## DATASET CONTENT

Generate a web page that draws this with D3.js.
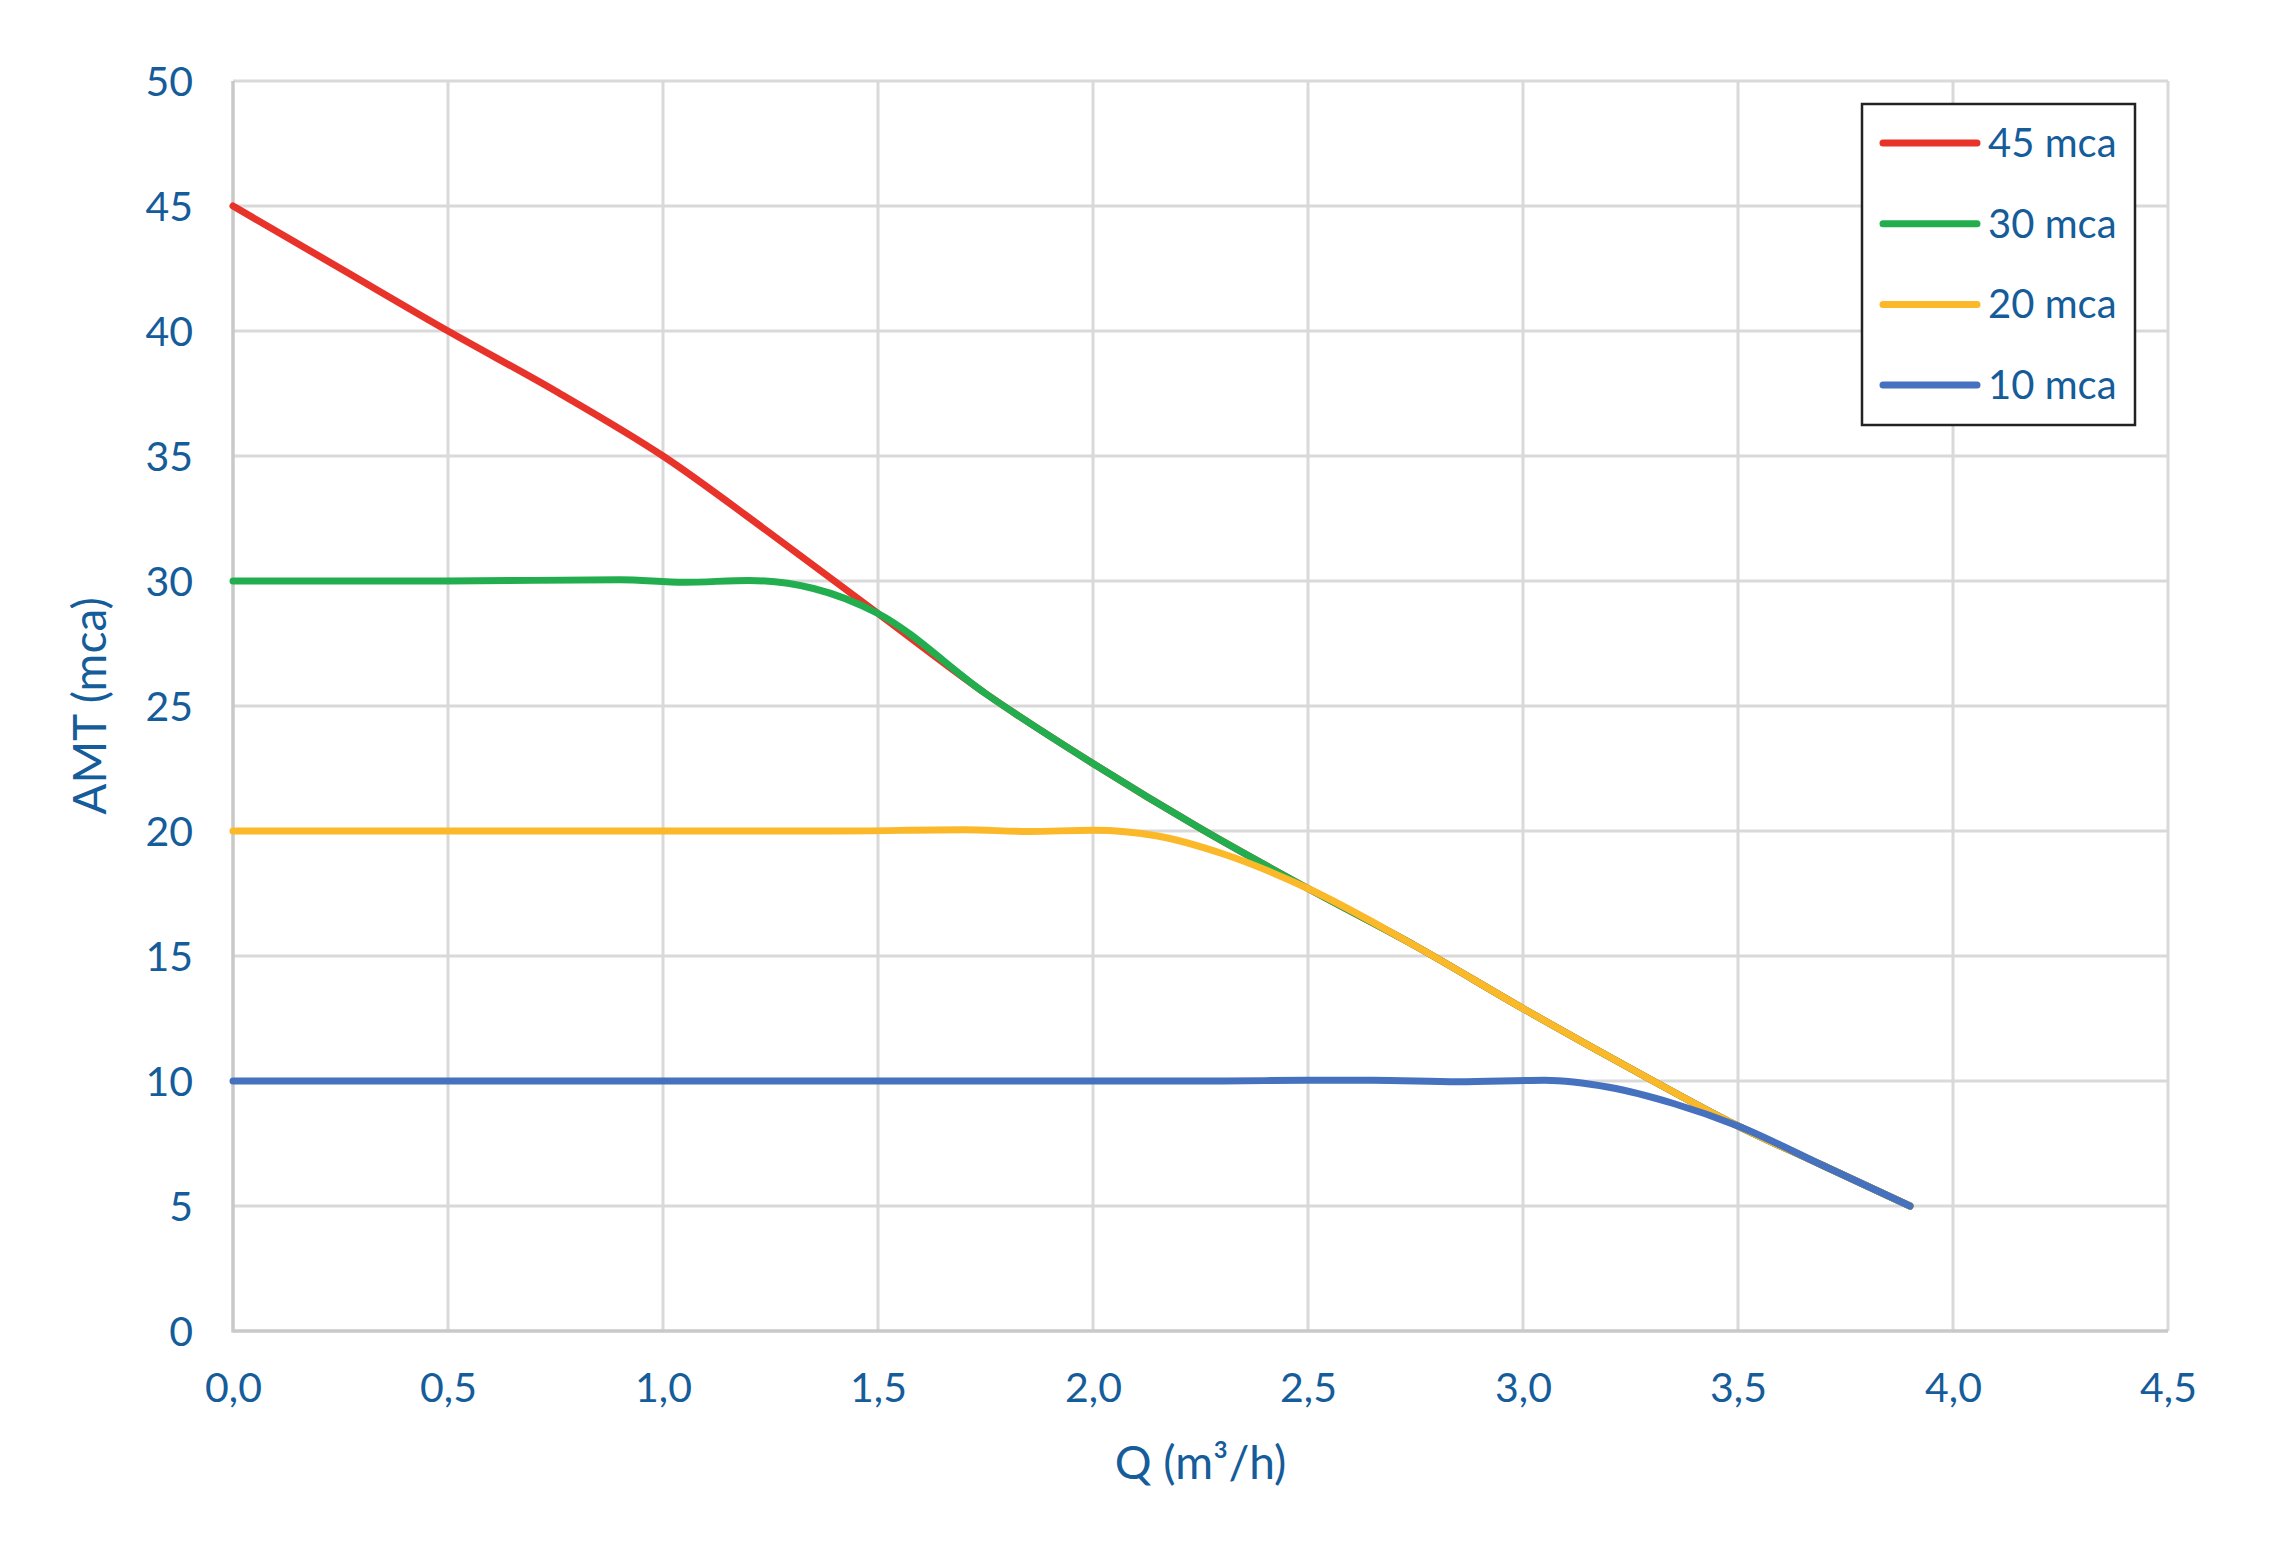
<!DOCTYPE html>
<html><head><meta charset="utf-8">
<script src="https://cdn.jsdelivr.net/npm/d3@7"></script>
<style>body{margin:0;background:#fff}</style>
</head><body>
<svg id="chart" width="2283" height="1560"></svg>
<script>
const xTicks = [0, 0.5, 1.0, 1.5, 2.0, 2.5, 3.0, 3.5, 4.0, 4.5];
const yTicks = [0, 5, 10, 15, 20, 25, 30, 35, 40, 45, 50];
const seriesNames = ["45 mca", "30 mca", "20 mca", "10 mca"];
const seriesColors = ["#E8332A", "#22AE4E", "#FBB829", "#4571BF"];
const red45 = [[0,45],[0.25,42.5],[0.5,40],[0.75,37.6],[1.0,35],[1.25,31.9],[1.5,28.7],[1.75,25.5],[2.0,22.7],[2.25,20.1],[2.5,17.7],[2.75,15.4],[3.0,12.9],[3.25,10.5],[3.5,8.2],[3.7,6.6],[3.9,5]];
const green30 = [[0,30],[0.5,30],[0.9,30.05],[1.05,29.95],[1.2,30.02],[1.35,29.7],[1.5,28.7],[1.75,25.5],[2.0,22.7],[2.25,20.1],[2.5,17.7],[2.75,15.4],[3.0,12.9],[3.25,10.5],[3.5,8.2],[3.7,6.6],[3.9,5]];
const yellow20 = [[0,20],[0.5,20],[1.0,20],[1.4,20],[1.7,20.05],[1.85,19.98],[2.0,20.03],[2.15,19.8],[2.3,19.1],[2.5,17.7],[2.75,15.4],[3.0,12.9],[3.25,10.5],[3.5,8.2],[3.7,6.6],[3.9,5]];
const blue10 = [[0,10],[0.5,10],[1.0,10],[1.5,10],[2.0,10],[2.3,10],[2.5,10.03],[2.65,10.03],[2.85,9.97],[3.05,10.03],[3.2,9.75],[3.35,9.1],[3.5,8.2],[3.7,6.6],[3.9,5]];
const seriesData = [red45, green30, yellow20, blue10];

const M = {left: 233, right: 2168, top: 81, bottom: 1331};
const textColor = "#155C9A";
const font = "Lato, 'Open Sans', sans-serif";
const svg = d3.select("#chart");
const x = d3.scaleLinear().domain([0, 4.5]).range([M.left, M.right]);
const y = d3.scaleLinear().domain([0, 50]).range([M.bottom, M.top]);

// grid
const g = svg.append("g");
g.selectAll(".vg").data(xTicks.slice(1)).join("line")
  .attr("x1", d => x(d)).attr("x2", d => x(d)).attr("y1", M.top).attr("y2", M.bottom)
  .attr("stroke", "#D9D9D9").attr("stroke-width", 3);
g.selectAll(".hg").data(yTicks.slice(1)).join("line")
  .attr("x1", M.left).attr("x2", M.right).attr("y1", d => y(d)).attr("y2", d => y(d))
  .attr("stroke", "#D9D9D9").attr("stroke-width", 3);
// axes lines
g.append("line").attr("x1", M.left).attr("x2", M.left).attr("y1", M.top).attr("y2", M.bottom + 1.5)
  .attr("stroke", "#C9C9C9").attr("stroke-width", 3.5);
g.append("line").attr("x1", M.left).attr("x2", M.right).attr("y1", M.bottom).attr("y2", M.bottom)
  .attr("stroke", "#C9C9C9").attr("stroke-width", 3.5);

// tick labels via axes
const xAxis = d3.axisBottom(x).tickValues(xTicks).tickSize(0).tickPadding(0)
  .tickFormat(d => d3.format(".1f")(d).replace(".", ","));
const xa = svg.append("g").attr("transform", `translate(0,${M.bottom})`).call(xAxis);
xa.select(".domain").remove();
xa.selectAll("text").attr("y", 71).attr("dy", null).attr("fill", textColor)
  .style("font-family", font).style("font-size", "41px");

const yAxis = d3.axisLeft(y).tickValues(yTicks).tickSize(0).tickPadding(0).tickFormat(d3.format("d"));
const ya = svg.append("g").attr("transform", `translate(${M.left - 40},0)`).call(yAxis);
ya.select(".domain").remove();
ya.selectAll("text").attr("x", 0).attr("dy", "0.35em").attr("fill", textColor)
  .style("font-family", font).style("font-size", "41px");

// titles
svg.append("text").attr("x", (M.left + M.right) / 2 ).attr("y", 1479).attr("text-anchor", "middle")
  .attr("fill", textColor).style("font-family", font).style("font-size", "46px").text("Q (m³/h)");
svg.append("text").attr("transform", `translate(106,${(M.top + M.bottom) / 2}) rotate(-90)`)
  .attr("text-anchor", "middle").attr("fill", textColor).style("font-family", font)
  .style("font-size", "46px").text("AMT (mca)");

// lines
const line = d3.line().x(d => x(d[0])).y(d => y(d[1])).curve(d3.curveMonotoneX);
svg.append("g").selectAll("path").data(seriesData).join("path")
  .attr("d", line).attr("fill", "none")
  .attr("stroke", (d, i) => seriesColors[i]).attr("stroke-width", 7)
  .attr("stroke-linecap", "round").attr("stroke-linejoin", "round");

// legend
const lg = svg.append("g");
lg.append("rect").attr("x", 1862).attr("y", 104).attr("width", 273).attr("height", 321)
  .attr("fill", "#fff").attr("stroke", "#222").attr("stroke-width", 2.5);
const rows = lg.selectAll(".row").data(seriesNames).join("g")
  .attr("transform", (d, i) => `translate(0,${143 + i * 80.7})`);
rows.append("line").attr("x1", 1883).attr("x2", 1977).attr("y1", 0).attr("y2", 0)
  .attr("stroke", (d, i) => seriesColors[i]).attr("stroke-width", 7).attr("stroke-linecap", "round");
rows.append("text").attr("x", 1988).attr("y", 0).attr("dy", "0.35em").attr("fill", textColor)
  .style("font-family", font).style("font-size", "40px").text(d => d);
</script>
</body></html>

## EXERCISE DESCRIPTION
Without the pictures, copy the material exactly as given.

## ANSWER TO THE EXERCISE
Generate a web page that draws this with D3.js.
<!DOCTYPE html>
<html><head><meta charset="utf-8">
<script src="https://cdn.jsdelivr.net/npm/d3@7"></script>
<style>body{margin:0;background:#fff}</style>
</head><body>
<svg id="chart" width="2283" height="1560"></svg>
<script>
const xTicks = [0, 0.5, 1.0, 1.5, 2.0, 2.5, 3.0, 3.5, 4.0, 4.5];
const yTicks = [0, 5, 10, 15, 20, 25, 30, 35, 40, 45, 50];
const seriesNames = ["45 mca", "30 mca", "20 mca", "10 mca"];
const seriesColors = ["#E8332A", "#22AE4E", "#FBB829", "#4571BF"];
const red45 = [[0,45],[0.25,42.5],[0.5,40],[0.75,37.6],[1.0,35],[1.25,31.9],[1.5,28.7],[1.75,25.5],[2.0,22.7],[2.25,20.1],[2.5,17.7],[2.75,15.4],[3.0,12.9],[3.25,10.5],[3.5,8.2],[3.7,6.6],[3.9,5]];
const green30 = [[0,30],[0.5,30],[0.9,30.05],[1.05,29.95],[1.2,30.02],[1.35,29.7],[1.5,28.7],[1.75,25.5],[2.0,22.7],[2.25,20.1],[2.5,17.7],[2.75,15.4],[3.0,12.9],[3.25,10.5],[3.5,8.2],[3.7,6.6],[3.9,5]];
const yellow20 = [[0,20],[0.5,20],[1.0,20],[1.4,20],[1.7,20.05],[1.85,19.98],[2.0,20.03],[2.15,19.8],[2.3,19.1],[2.5,17.7],[2.75,15.4],[3.0,12.9],[3.25,10.5],[3.5,8.2],[3.7,6.6],[3.9,5]];
const blue10 = [[0,10],[0.5,10],[1.0,10],[1.5,10],[2.0,10],[2.3,10],[2.5,10.03],[2.65,10.03],[2.85,9.97],[3.05,10.03],[3.2,9.75],[3.35,9.1],[3.5,8.2],[3.7,6.6],[3.9,5]];
const seriesData = [red45, green30, yellow20, blue10];

const M = {left: 233, right: 2168, top: 81, bottom: 1331};
const textColor = "#155C9A";
const font = "Lato, 'Open Sans', sans-serif";
const svg = d3.select("#chart");
const x = d3.scaleLinear().domain([0, 4.5]).range([M.left, M.right]);
const y = d3.scaleLinear().domain([0, 50]).range([M.bottom, M.top]);

// grid
const g = svg.append("g");
g.selectAll(".vg").data(xTicks.slice(1)).join("line")
  .attr("x1", d => x(d)).attr("x2", d => x(d)).attr("y1", M.top).attr("y2", M.bottom)
  .attr("stroke", "#D9D9D9").attr("stroke-width", 3);
g.selectAll(".hg").data(yTicks.slice(1)).join("line")
  .attr("x1", M.left).attr("x2", M.right).attr("y1", d => y(d)).attr("y2", d => y(d))
  .attr("stroke", "#D9D9D9").attr("stroke-width", 3);
// axes lines
g.append("line").attr("x1", M.left).attr("x2", M.left).attr("y1", M.top).attr("y2", M.bottom + 1.5)
  .attr("stroke", "#C9C9C9").attr("stroke-width", 3.5);
g.append("line").attr("x1", M.left).attr("x2", M.right).attr("y1", M.bottom).attr("y2", M.bottom)
  .attr("stroke", "#C9C9C9").attr("stroke-width", 3.5);

// tick labels via axes
const xAxis = d3.axisBottom(x).tickValues(xTicks).tickSize(0).tickPadding(0)
  .tickFormat(d => d3.format(".1f")(d).replace(".", ","));
const xa = svg.append("g").attr("transform", `translate(0,${M.bottom})`).call(xAxis);
xa.select(".domain").remove();
xa.selectAll("text").attr("y", 71).attr("dy", null).attr("fill", textColor)
  .style("font-family", font).style("font-size", "41px");

const yAxis = d3.axisLeft(y).tickValues(yTicks).tickSize(0).tickPadding(0).tickFormat(d3.format("d"));
const ya = svg.append("g").attr("transform", `translate(${M.left - 40},0)`).call(yAxis);
ya.select(".domain").remove();
ya.selectAll("text").attr("x", 0).attr("dy", "0.35em").attr("fill", textColor)
  .style("font-family", font).style("font-size", "41px");

// titles
svg.append("text").attr("x", (M.left + M.right) / 2 ).attr("y", 1479).attr("text-anchor", "middle")
  .attr("fill", textColor).style("font-family", font).style("font-size", "46px").text("Q (m³/h)");
svg.append("text").attr("transform", `translate(106,${(M.top + M.bottom) / 2}) rotate(-90)`)
  .attr("text-anchor", "middle").attr("fill", textColor).style("font-family", font)
  .style("font-size", "46px").text("AMT (mca)");

// lines
const line = d3.line().x(d => x(d[0])).y(d => y(d[1])).curve(d3.curveMonotoneX);
svg.append("g").selectAll("path").data(seriesData).join("path")
  .attr("d", line).attr("fill", "none")
  .attr("stroke", (d, i) => seriesColors[i]).attr("stroke-width", 7)
  .attr("stroke-linecap", "round").attr("stroke-linejoin", "round");

// legend
const lg = svg.append("g");
lg.append("rect").attr("x", 1862).attr("y", 104).attr("width", 273).attr("height", 321)
  .attr("fill", "#fff").attr("stroke", "#222").attr("stroke-width", 2.5);
const rows = lg.selectAll(".row").data(seriesNames).join("g")
  .attr("transform", (d, i) => `translate(0,${143 + i * 80.7})`);
rows.append("line").attr("x1", 1883).attr("x2", 1977).attr("y1", 0).attr("y2", 0)
  .attr("stroke", (d, i) => seriesColors[i]).attr("stroke-width", 7).attr("stroke-linecap", "round");
rows.append("text").attr("x", 1988).attr("y", 0).attr("dy", "0.35em").attr("fill", textColor)
  .style("font-family", font).style("font-size", "40px").text(d => d);
</script>
</body></html>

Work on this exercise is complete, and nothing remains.